このままでも使えるのですが、やはり1930年代の仕様にリプレイスメントしないと気が済みません。まずは弦とペグを取り外してボディ全体を磨き上げました。

ペグは1930年代のギブソンらしく、オープンバックの3連クルーソンに交換したいので、ペグ穴を楊枝で補強しつつ、事前に入手しておいたオープンバックのペグ(1960年代のギブソン・メロディメーカーに付いていたもの)を加工しました。ペグボタンがいかにもチープだったので、アメリカのショップから輸入したクルーソン製の白ボタンと交換する作業です。

このボタン交換にはかなり手こずりました。元々のボタンを半田ごてで溶かして軸から取り外すまでは良かったのですが、ボタンを真っすぐ芯に埋めるのはかなりコツのいる作業です。万力で圧着しても軸がずれるので、結局ハンマーで叩くことに。この作業だけで5時間くらい要しました。
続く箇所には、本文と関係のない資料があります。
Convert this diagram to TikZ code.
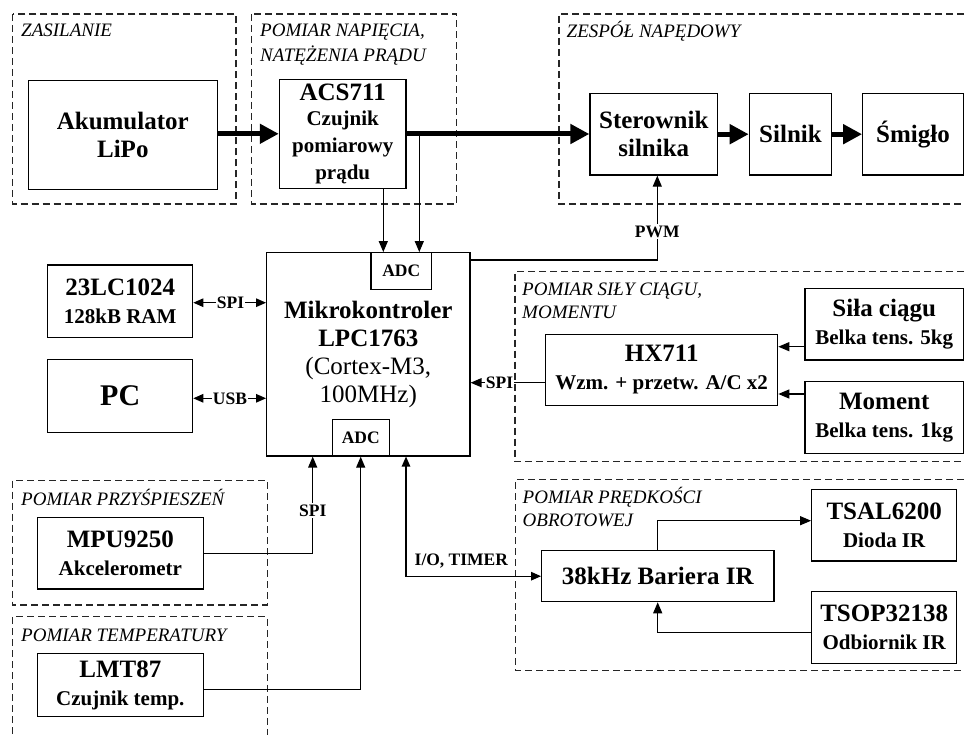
\documentclass[tikz,border=0pt]{standalone}
\usepackage{fontspec}
\setmainfont{Liberation Serif}
\usetikzlibrary{arrows.meta,calc}
\newcommand\fbig{\fontsize{25}{28}\selectfont\bfseries}
\newcommand\fsub{\fontsize{21}{28}\selectfont\bfseries}
\newcommand\fsml{\fontsize{17.5}{20}\selectfont\bfseries}
\newcommand\fgrp{\fontsize{19}{25}\selectfont\itshape}
\begin{document}
\begin{tikzpicture}[x=1pt,y=-1pt,
  box/.style={draw, line width=1.2pt, inner sep=0pt, align=center, font=\fbig},
  grp/.style={draw=black!85, line width=1.1pt, dash pattern=on 7pt off 4pt},
  glab/.style={anchor=base west, inner sep=0pt, font=\fgrp},
  tip/.style={line width=1.2pt, -{Triangle[length=11pt,width=9pt]}},
  dtip/.style={line width=1.2pt, {Triangle[length=10pt,width=8.5pt]}-{Triangle[length=10pt,width=8.5pt]}},
  power/.style={line width=5pt, -{Triangle[length=19pt,width=19pt]}},
  clab/.style={font=\fsml, fill=white, inner sep=1.5pt}]
\useasboundingbox (0,0) rectangle (965,735);

% groups
\draw[grp] (12.7,14) rectangle (236,204);
\draw[grp] (251.7,14) rectangle (456.7,204);
\draw[grp] (975,14) -- (559,14) -- (559,204) -- (975,204);
\draw[grp] (975,271.7) -- (515,271.7) -- (515,461.7) -- (975,461.7);
\draw[grp] (975,479.3) -- (515.7,479.3) -- (515.7,670.7) -- (975,670.7);
\draw[grp] (12.7,480.7) rectangle (267.3,605);
\draw[grp] (12.7,745) -- (12.7,616.7) -- (267.3,616.7) -- (267.3,745);

\node[glab] (g1) at (21,36.7) {ZASILANIE};
\node[glab] (g2a) at (260,36.7) {POMIAR NAPIĘCIA,};
\node[glab] (g2b) at (260,61.7) {NATĘŻENIA PRĄDU};
\node[glab] (g3) at (566.5,37.3) {ZESPÓŁ NAPĘDOWY};
\node[glab] (g4a) at (522,295) {POMIAR SIŁY CIĄGU,};
\node[glab] (g4b) at (522,318.3) {MOMENTU};
\node[glab] (g5a) at (522.5,503.3) {POMIAR PRĘDKOŚCI};
\node[glab] (g5b) at (522.5,526.7) {OBROTOWEJ};
\node[glab] (g6) at (21,505) {POMIAR PRZYŚPIESZEŃ};
\node[glab] (g7) at (21,641.7) {POMIAR TEMPERATURY};

% boxes
\node[box, minimum width=189pt, minimum height=108.6pt] (akku) at (122.8,135) {Akumulator\\LiPo};
\node[box, minimum width=126.7pt, minimum height=109pt,
      font=\fontsize{25}{27}\selectfont\bfseries] (acs) at (342.7,133.8)
  {\raisebox{-2pt}{ACS711}\\{\fontsize{21}{27}\selectfont Czujnik}\\{\fontsize{21}{27}\selectfont pomiarowy}\\{\fontsize{21}{27}\selectfont prądu}};
\node[box, minimum width=127.7pt, minimum height=81.7pt] (ster) at (653.8,134.2) {Sterownik\\silnika};
\node[box, minimum width=82.4pt, minimum height=81.7pt] (silnik) at (790.5,134.2) {Silnik};
\node[box, minimum width=100.6pt, minimum height=81.7pt] (smiglo) at (913,134.2) {Śmigło};

\node[box, minimum width=145pt, minimum height=72.3pt] (ram) at (120.2,301.2) {23LC1024\\{\fsub 128kB RAM}};
\node[box, minimum width=145pt, minimum height=73pt, font=\fontsize{30}{32}\selectfont\bfseries] (pc) at (120.2,395.8) {PC};

\node[box, minimum width=203.3pt, minimum height=203.3pt] (mcu) at (368.3,354.3) {Mikrokontroler\\LPC1763\\{\mdseries (Cortex-M3,}\\{\mdseries 100MHz)}};
\node[box, fill=white, font=\fsml, minimum width=60.7pt, minimum height=36.6pt] (adc1) at (401.3,271) {ADC};
\node[box, fill=white, font=\fsml, minimum width=57pt, minimum height=36.7pt] (adc2) at (360.8,437.7) {ADC};

\node[box, minimum width=232pt, minimum height=71pt] (hx) at (661.7,369.8) {HX711\\{\fsub Wzm. + przetw. A/C x2}};
\node[box, minimum width=158.3pt, minimum height=71.7pt] (sila) at (884.2,324.2) {Siła ciągu\\{\fsub Belka tens. 5kg}};
\node[box, minimum width=158.3pt, minimum height=71.6pt] (moment) at (884.2,417.5) {Moment\\{\fsub Belka tens. 1kg}};

\node[box, minimum width=166pt, minimum height=71.7pt] (mpu) at (120.3,553.2) {MPU9250\\{\fsub Akcelerometr}};
\node[box, minimum width=166pt, minimum height=63.4pt] (lmt) at (120.3,685) {LMT87\\{\fsub Czujnik temp.}};

\node[box, minimum width=232.3pt, minimum height=51pt] (bar) at (657.8,576.2) {38kHz Bariera IR};
\node[box, minimum width=145pt, minimum height=71.7pt] (tsal) at (884.2,525.2) {TSAL6200\\{\fsub Dioda IR}};
\node[box, minimum width=145pt, minimum height=71.6pt] (tsop) at (884.2,627.5) {TSOP32138\\{\fsub Odbiornik IR}};

% helper coordinates
\coordinate (xa) at (383.3,0);
\coordinate (xb) at (419.3,0);
\coordinate (xpwm) at (657.3,0);
\coordinate (ypwm) at (0,260);
\coordinate (yhx) at (0,382.7);
\coordinate (ysila) at (0,346.7);
\coordinate (ymom) at (0,394);
\coordinate (yspi) at (0,302.7);
\coordinate (yusb) at (0,398.3);
\coordinate (xspi) at (312.7,0);
\coordinate (xlmt) at (360.7,0);
\coordinate (ylmt) at (0,689.3);
\coordinate (xio) at (406,0);
\coordinate (xbar) at (657.7,0);
\coordinate (ytsal) at (0,520.7);
\coordinate (ytsop) at (0,632.7);
\coordinate (tap) at (419.3,134);

% power path
\draw[power] (akku.east |- acs.west) -- (acs.west);
\draw[power] (acs.east |- tap) -- (ster.west |- tap);
\draw[power] (ster.east) -- (silnik.west);
\draw[power] (silnik.east) -- (smiglo.west);

% ADC inputs from ACS711
\draw[tip] (acs.south -| xa) -- (adc1.north -| xa);
\draw[tip] (tap) -- (adc1.north -| xb);

% PWM
\draw[tip] (mcu.east |- ypwm) -| (ster.south -| xpwm);
\node[clab] (pwm) at (657.3,231.7) {PWM};

% SPI / USB
\draw[dtip] (ram.east |- yspi) -- (mcu.west |- yspi);
\node[clab, inner sep=0.5pt] (lspi) at (230.5,302.7) {SPI};
\draw[dtip] (pc.east |- yusb) -- (mcu.west |- yusb);
\node[clab, inner sep=0.5pt] (lusb) at (230,398.3) {USB};

% HX711
\draw[tip] (hx.west |- yhx) -- (mcu.east |- yhx);
\node[clab, inner sep=0.5pt] (lhx) at (499.5,382.7) {SPI};
\draw[tip] (sila.west |- ysila) -- (hx.east |- ysila);
\draw[tip] (moment.west |- ymom) -- (hx.east |- ymom);

% MPU
\draw[tip] (mpu.east) -| (mcu.south -| xspi);
\node[clab] (lmpu) at (312.7,510.7) {SPI};

% LMT
\draw[tip] (lmt.east |- ylmt) -| (adc2.south -| xlmt);

% I/O
\draw[dtip] (mcu.south -| xio) |- (bar.west);
\node[anchor=base west, font=\fsml, inner sep=0pt] (lio) at (414.5,565) {I/O, TIMER};

% IR barrier
\draw[tip] (bar.north -| xbar) |- (tsal.west |- ytsal);
\draw[tip] (tsop.west |- ytsop) -| (bar.south -| xbar);

\end{tikzpicture}
\end{document}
左の写真が、加工後のオープンバック3連ペグ。1930年代の L-00 のヘッド裏は、テーパーヘッドという先に向かって薄くなる構造なので、3連ペグの金板はテンションをかけるとゆがむくらいの剛性でないときちんと密着できません。メロディメーカーに付いていたこのペグは大丈夫そうです。ちなみに、オープンバックならクラシックギター用のペグが応用できそうですが、アコギ用とは軸の間隔が異なるので取り付けできません。他のアコギ用のオープンバックも複数試しましたが、ビスや金板の位置が合わず、やはりギブソン用の古いオープンバックを探すのが一番だと思います。